Saturday, January 23, 2010

An Update on the Sock Project

Just starting the second sock of the second pair - establishing the habit.

I'm going to be one of those people who say, virtuously, "I just can't sit without doing something with my hands!"

Not only that, I plan to be a paragon of multi-tasking...

Have been listening to e-books while I knit in the evenings. I just finished C.S. Lewis's allegorical tale of the "Great Divorce" which he wrote in response to Blake's "Marriage between Heaven and Hell". Philosophically Lewis was trying to diffuse Blake's theory that all roads lead in the end to the same place, and that there was no advantage to choosing the high road over the low road. Interesting, but I'm not sure that Lewis is a shining light to today's society.

Now I am just beginning Wallace Stegner's "Angle of Repose". Both this book and "Wolf Willow" sat on our shelves for many years, but were victims of the Great Downsizing when we moved from the house we rattled around in and filled with the Great Accumulation that resulted from six children and sixty years of marriage.

I read both books a number of times, as well as Stegner's "Collected Stories", and look forward to knitting two, purling two while enjoying them both again.

When I scribbled down my own childhood memories I was mindful of the words Stegner used in the foreword to his Collected Stories concerning autobiography...

"I am not to be trusted with it. I hate the restrictiveness of facts. I can't control my impulse to rearrange, suppress, add, heighten, invent, and improve. Accuracy means less to me than suggestiveness; my memory is as much an inventer as a recorder."

Is this the mark of a great story-teller, and if so, what of truth????


Barb said...

As usual, Hildred, you give me fodder for thought! I like the idea of "suggestiveness" - don't you? It's so interesting to me that two people can experience the same event at the same time and come away with two very different interpretations. Now - about "multi-tasking" - I've been reading brain research that says it just can't be done...

The Weaver of Grass said...

What is truth after all, Hildred? It is only our version of it - another's version would probably be totally different. As for multi tasking, is it not what we woman are famous for -cooking the lunch, nursing the baby, answering the door etc. Like the look of your socks - like baby clothes they are fun to do because they don't take too long.
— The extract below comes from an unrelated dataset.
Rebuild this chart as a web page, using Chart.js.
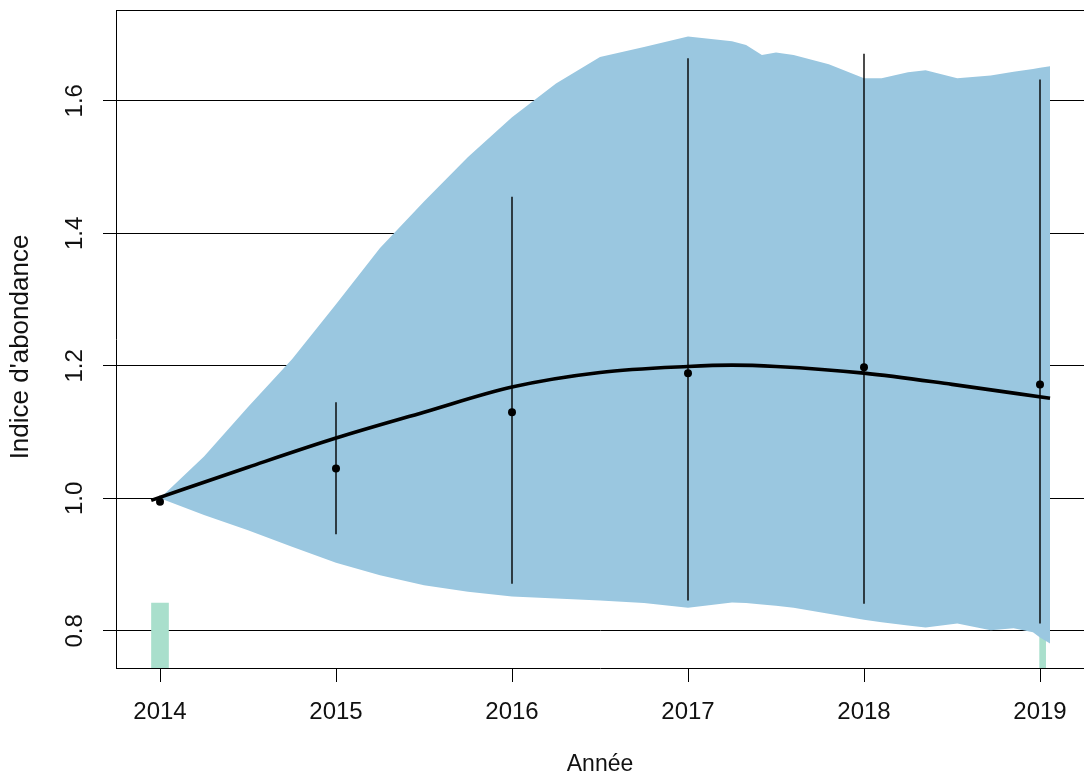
<!DOCTYPE html>
<html>
<head>
<meta charset="utf-8">
<script src="https://cdn.jsdelivr.net/npm/chart.js@4.4.1/dist/chart.umd.min.js"></script>
<style>
  html, body { margin: 0; padding: 0; background: #fff; }
</style>
</head>
<body>
<canvas id="grafico" width="1084" height="778"></canvas>
<script>
// bande d'incertitude (enveloppe bleue)
var anneesBande = [2014, 2014.25, 2014.5, 2014.75, 2015, 2015.25, 2015.5, 2015.75, 2016, 2016.25, 2016.5, 2016.75, 2017, 2017.25, 2017.33, 2017.42, 2017.5, 2017.6, 2017.8, 2018, 2018.1, 2018.25, 2018.35, 2018.53, 2018.72, 2018.85, 2018.96, 2019, 2019.057]
var bandeHaut = [1.0, 1.063, 1.138, 1.21, 1.293, 1.378, 1.448, 1.515, 1.575, 1.626, 1.666, 1.681, 1.697, 1.690, 1.684, 1.669, 1.673, 1.669, 1.655, 1.634, 1.634, 1.643, 1.646, 1.634, 1.638, 1.644, 1.648, 1.650, 1.652]
var bandeBas = [1.0, 0.975, 0.952, 0.927, 0.903, 0.884, 0.869, 0.859, 0.852, 0.849, 0.846, 0.842, 0.835, 0.843, 0.842, 0.840, 0.838, 0.835, 0.826, 0.817, 0.813, 0.808, 0.805, 0.811, 0.801, 0.804, 0.798, 0.790, 0.781]

// courbe de tendance lissee
var anneesCourbe = [2013.95, 2014.5, 2015, 2015.5, 2016, 2016.5, 2017, 2017.25, 2017.5, 2018, 2018.5, 2019.057]
var courbe = [0.997, 1.047, 1.091, 1.13, 1.168, 1.19, 1.199, 1.201, 1.199, 1.189, 1.172, 1.151]

// indices annuels + intervalles
var annees = [2014, 2015, 2016, 2017, 2018, 2019]
var indices = [0.995, 1.045, 1.130, 1.189, 1.198, 1.172]
var icBas = [0.990, 0.946, 0.871, 0.846, 0.841, 0.811]
var icHaut = [1.004, 1.145, 1.455, 1.664, 1.671, 1.632]

// petites barres vertes en bas
var anneesBarres = [2014, 2019.015]
var barres = [0.842, 0.80]

var ticksX = [2014, 2015, 2016, 2017, 2018, 2019]
var ticksY = [0.8, 1.0, 1.2, 1.4, 1.6]

var police = '"Liberation Sans", Arial, sans-serif'
var bleu = '#9ac7e0'
var vert = '#a9dfcc'

function pts(xs, ys){
    var r = []
    for (let i = 0; i < xs.length; i++) {
        r.push({x: xs[i], y: ys[i]})
    }
    return r
}

var barresIC = []
for (let i = 0; i < annees.length; i++) {
    barresIC.push({x: annees[i], y: icBas[i]})
    barresIC.push({x: annees[i], y: icHaut[i]})
    barresIC.push({x: annees[i], y: null})
}

// etiquettes Y tournees, titre Y + cadre du haut
var decor = {
    id: 'decor',
    afterDraw(chart){
        var ctx = chart.ctx
        var sy = chart.scales.y
        var a = chart.chartArea
        ctx.save()
        ctx.strokeStyle = '#000'
        ctx.lineWidth = 1
        ctx.beginPath()
        ctx.moveTo(a.left, a.top + 0.5)
        ctx.lineTo(a.right, a.top + 0.5)
        ctx.stroke()
        ctx.fillStyle = '#111'
        ctx.textAlign = 'center'
        ctx.textBaseline = 'middle'
        ctx.font = '24px ' + police
        sy.ticks.forEach(function(t){
            ctx.save()
            ctx.translate(a.left - 41, sy.getPixelForValue(t.value))
            ctx.rotate(-Math.PI / 2)
            ctx.fillText(t.value.toFixed(1), 0, 0)
            ctx.restore()
        })
        ctx.font = '26px ' + police
        ctx.translate(21, (a.top + a.bottom) / 2 + 8)
        ctx.rotate(-Math.PI / 2)
        ctx.fillText("Indice d'abondance", 0, 0)
        ctx.restore()
    }
}

const ctx = document.getElementById('grafico')

var grafico = new Chart(ctx, {
    type: 'line',
    data: {
        datasets: [
            {
                type: 'bar',
                data: [{x: anneesBarres[0], y: barres[0]}],
                backgroundColor: vert,
                barThickness: 17,
                grouped: false,
                order: 6
            },
            {
                type: 'bar',
                data: [{x: anneesBarres[1], y: barres[1]}],
                backgroundColor: vert,
                barThickness: 6,
                grouped: false,
                order: 6
            },
            {
                data: pts(anneesBande, bandeHaut),
                borderWidth: 0,
                pointRadius: 0,
                backgroundColor: bleu,
                fill: '+1',
                tension: 0,
                order: 5
            },
            {
                data: pts(anneesBande, bandeBas),
                borderWidth: 0,
                pointRadius: 0,
                fill: false,
                tension: 0,
                order: 5
            },
            {
                data: barresIC,
                borderColor: '#000',
                borderWidth: 1.4,
                pointRadius: 0,
                spanGaps: false,
                fill: false,
                order: 3
            },
            {
                data: pts(anneesCourbe, courbe),
                borderColor: '#000',
                borderWidth: 3.6,
                pointRadius: 0,
                cubicInterpolationMode: 'monotone',
                fill: false,
                order: 2
            },
            {
                data: pts(annees, indices),
                showLine: false,
                pointRadius: 4,
                pointBackgroundColor: '#000',
                pointBorderColor: '#000',
                pointBorderWidth: 0,
                order: 1
            }
        ]
    },
    options: {
        responsive: false,
        animation: false,
        layout: { autoPadding: false, padding: { top: 10, right: 0, bottom: 0, left: 0 } },
        plugins: {
            legend: { display: false },
            tooltip: { enabled: false }
        },
        scales: {
            x: {
                type: 'linear',
                min: 2013.75,
                max: 2019.25,
                offset: false,
                afterBuildTicks: function(s){ s.ticks = ticksX.map(v => ({value: v})) },
                afterFit: function(s){ s.height = 110; s.paddingLeft = 0; s.paddingRight = 0 },
                grid: { offset: false, drawOnChartArea: false, drawTicks: true, tickLength: 14, color: '#000' },
                border: { display: true, color: '#000', width: 1 },
                ticks: {
                    autoSkip: false,
                    maxRotation: 0,
                    padding: 16,
                    color: '#111',
                    font: { family: police, size: 24 },
                    callback: function(v){ return String(v) }
                },
                title: {
                    display: true,
                    text: 'Année',
                    color: '#111',
                    font: { family: police, size: 23 },
                    padding: { top: 0, bottom: 0 }
                }
            },
            y: {
                type: 'linear',
                min: 0.744,
                max: 1.737,
                beginAtZero: false,
                z: 1,
                afterBuildTicks: function(s){ s.ticks = ticksY.map(v => ({value: v})) },
                afterFit: function(s){ s.width = 116; s.paddingTop = 0; s.paddingBottom = 0 },
                grid: { color: '#000', lineWidth: 1, drawTicks: true, tickLength: 13 },
                border: { display: true, color: '#000', width: 1 },
                ticks: { display: false }
            }
        }
    },
    plugins: [decor]
});
</script>
</body>
</html>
Sallie (FullTime-Life) said...

Interesting Hildreth. I almost didn't read it all because I'm not a knitter, but I'm so glad I did.
Love that you are multi-tasking; I'm not as good at that as I used to be. But the intriguing part to me was your quote and that gives me a lot to think about. We know people who, in conversation "tell a great story"; they might sometimes exaggerate the facts a little for that good story, but as long as it doesn't harm anyone is it really a lie? Hmm.... I will be thinking! Nice post.

And I do like the looks of your socks -- I just know my limitations and knitting/sewing are a couple of them.

Hildred and Charles said...

Barb, I would be interested in knowing more about the brain research that says multi-tasking is not possible, - couldn't have been researching female brains!

And Weaver, I cannot help but agree with you about the relevance of truth and its dependence upon who is remembering; is the experience positive or negative to them personally, and how has their version of the truth affected their lives?

And as you say, Sally, does a little exaggeration and suggestiveness really matter??? As long as they don't affect the great basic truths, - who can make a list of those??